La source du Dniepr se situe dans les collines de Valdaï, à une altitude de 220 m, dans une région de marais. À Dorogobouj, le Dniepr est un cours d'eau n'ayant pas plus de 30 m de large s'écoulant sur un plateau forestier. Entre Dorogobouj et Orcha, le fleuve devient plus large, entre 40 et 120 m et navigable. En amont d'Orcha, le fleuve franchit des terrains calcaires du dévonien et forme de petits rapides appelés rapides de Kobeliatskie. Près de Rahatchow, le fleuve pénètre dans les basses terres de Polésie et à Loïew, il entre en territoire ukrainien. À partir de Rahatchow, le fleuve s'élargit considérablement car il reçoit sur une courte distance ses principaux affluents. Il reçoit en Biélorussie sur la gauche la Bérézina (longueur: 660 km ; bassin versant: 24 530 km2) et sur sa droite la Soj (longueur: 648 km ; bassin versant: 41 400 km2). Il reçoit en Ukraine le Pripiat (longueur: 748 km ; bassin versant : 114 300 km2) et la Desna (longueur : 1 126 km ; bassin versant : 88 500 km2). Après avoir reçu tous ces affluents, la surface du bassin hydrologique du Dniepr atteint 328 000 km2. Le fleuve roule 45 m3/s d'eau par seconde à Orcha, 108 m3/s à Rahatchow, 590 m3/s à Loiev (son point d'entrée en Ukraine) et 1 380 m3/s à Kiev. La partie supérieure du bassin du Dniepr est celle qui reçoit les précipitations les plus abondantes (550 à 650 mm par an) et dont la couverture forestière est la plus importante (25 % de forêt). Les marécages y sont nombreux, les plus connus étant les marais de Pinsk. Les rives du fleuve ont subi de grandes modifications à la suite de la construction d'un barrage-réservoir entre le point de confluence avec le Pripiat et Kiev.

Cours moyen

Le Pont Kaidatsky sur le Dniepr à Dnipro.

De Kiev à Dnipro, la vallée du Dniepr est asymétrique. La rive droite est accidentée et ses hauteurs dominent de 100 à 150 m le fleuve. Elle est profondément entaillée par des vallées transversales. Elle est recouverte de forêt et forme un paysage de collines pittoresques.

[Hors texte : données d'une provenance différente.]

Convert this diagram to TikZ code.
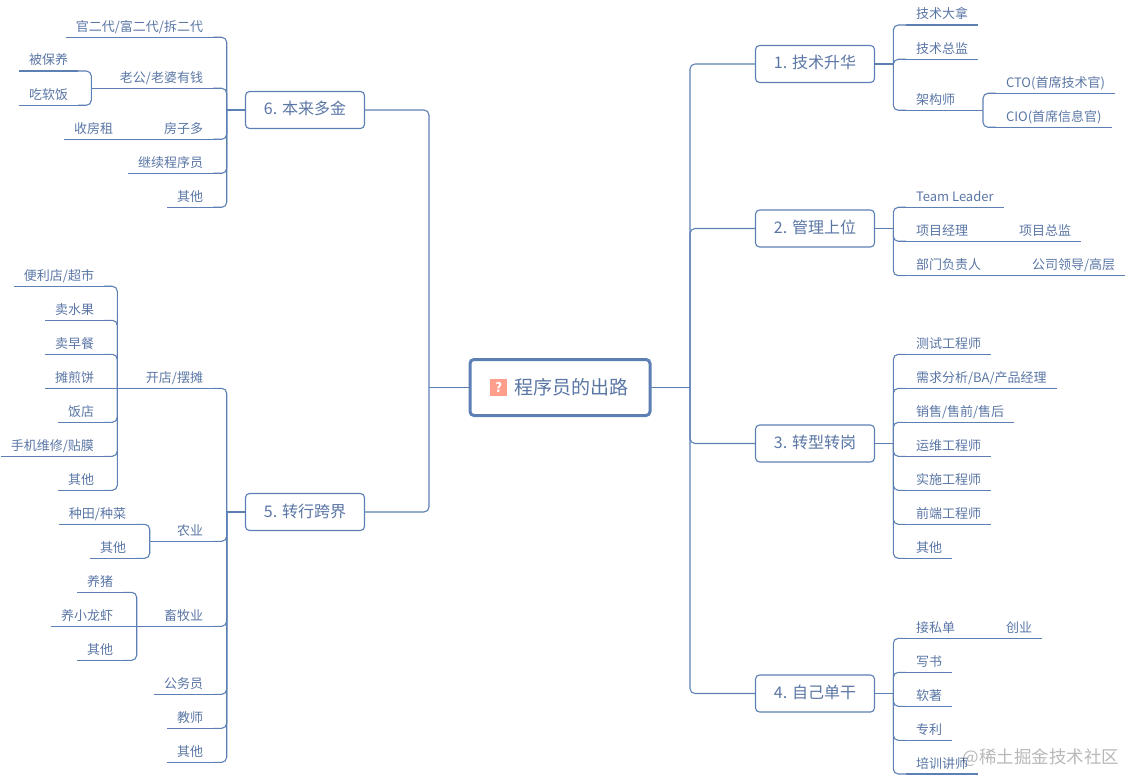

La rive gauche est basse, sablonneuse, et recouverte de pinèdes. Elle s'élève vers l'est graduellement en formant de larges terrasses. La vallée du moyen Dniepr mesure de 6 à 10 km de large tandis que la largeur du fleuve varie entre 200 et 1 200 m.

La pente du fleuve entre Kiev et le point de confluence avec la Tiasmyn est faible, seulement cm/km. La pente s'accentue lorsque le fleuve traverse le bouclier cristallin ukrainien. Le fleuve entaille le massif granitique sur une longueur de 90 km entre Dnipro et Zaporijjia. Avant la construction en 1932 du barrage de la centrale hydroélectrique DniproHES, le fleuve y coulait dans une étroite vallée, profonde d'une centaine de mètres. Le lit de la rivière se rétrécissait pour atteindre 300 à 800 m de large et même 175 m en son point le plus étroit. On y comptait 9 rapides et une soixantaine d'obstacles de moindre importance. La pente de la rivière atteignait 50 cm/km. Aujourd'hui cette vallée est entièrement submergée et offre un paysage complètement différent. La création d'un lac artificiel a permis de rendre cette portion de fleuve navigable.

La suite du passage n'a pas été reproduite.